Sagen Sie mal, Frank A. Meyer, Sie kennen doch Dominique Strauss-Kahn …
Vor drei Jahren war er zusammen mit seiner Gattin Anne Sinclair, einer Journalistin, mein Gast am jährlichen Dîner Républicain in Ascona.
Und? Wie haben Sie ihn erlebt?
Sehr sympathisch, sehr bescheiden, und dann sehr überzeugend in der Diskussion.
Waren Sie überrascht, als Sie von dem Vergewaltigungsvorwurf gegen ihn erfahren haben?
Wer war nicht überrascht? Die ganze Welt war überrascht. Überrascht und schockiert.
In Frankreich galt Strauss-Kahn schon seit Jahren als manischer Schürzenjäger. Wenn zutrifft, was ihm das Zimmermädchen vom «Sofitel» New York vorwirft, ist Strauss-Kahn kriminell. Schürzenjäger waren auch Giscard d’Estaing, Jacques Chirac, François Mitterrand. Es ist im Übrigen keine französische Spezialität: Mächtige Männer neigen nun mal dazu, ihre Macht nicht zuletzt als Verfügungsmacht über Frauen zu interpretieren.
Ein interessanter Gedanke – können Sie den konkretisieren?
Die Welt der Macht ist von Testosteron geschwängert. Der Aufstieg in der Hierarchie, die Konkurrenz an der Spitze, der Kampf um den Erfolg mobilisieren uralte Instinkte von Sieg, Eroberung und Knechtung der Unterlegenen. Es geht um Status, Beute und Trophäen. Zu dieser ranzigen Machowelt gehört dann wie von selbst die Verfügbarkeit der Frau, die Eroberung der Frau, die Unterwerfung der Frau.

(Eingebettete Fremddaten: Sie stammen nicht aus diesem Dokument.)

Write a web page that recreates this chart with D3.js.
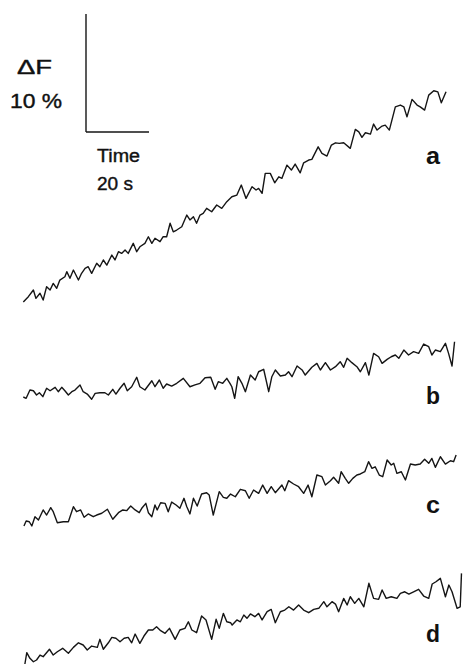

Schwarzenegger, Berlusconi, Clinton – sind Männer so? Oder hat die Macht sie verdorben?
Die Männer haben sich ihre Macht-Welt auf den Leib geschneidert. Denken Sie nur an die Wirtschaft!
Was wollen Sie jetzt damit sagen?
Wie lautet Ihre Funktionsbeschreibung, Marc Walder?
«CEO von Ringier Schweiz und Deutschland» – warum fragen Sie das?
Was bedeutet CEO?
CEO ist die Abkürzung für den englischen Begriff «Chief Executive Officer».
Das sind drei Machtbegriffe. Der Letzte ist sogar ein militärischer. Wieso eigentlich? Die Antwort ist ganz einfach: Die Wirtschaftshierarchie entlehnt ihre Sprache, zum grossen Teil auch ihre Organisationsformen, der militärischen Hierarchie. Also einer Welt, die auf Gewalt ausgerichtet ist. Die Kultur der Wirtschaft ist entsprechend getränkt mit Vorstellungen von Macht und Herrschaft.
Warum ist das Ihrer Meinung nach so?
Alphatiere müssen eine Spitzenstellung anstreben, um sich zu verwirklichen. Es ist deshalb kein Zufall, dass die Wirtschaft eine Sprache des Krieges pflegt. Da werden «Offensiven gestartet», da werden «Unternehmen belagert», da finden «Abwehrschlachten» statt, da werden «feindliche Übernahmen» geplant, da dreht sich alles um «Marktmacht» und «Strategie». In dieser Welt der Machtspiele ist kein Raum für Liebe und Zärtlichkeit.
Jetzt sind Sie aber sehr kategorisch!
Ich sage ja nicht: Alle Männer in ihren Machtwelten, ob Wirtschaft oder Politik, seien frauenverachtend. Ich sage nur: Diese Machtwelten verführen Männer zur Hybris, zu dem Gefühl, alles und alle müssten ihnen zu Füssen liegen. Eben auch die Frauen.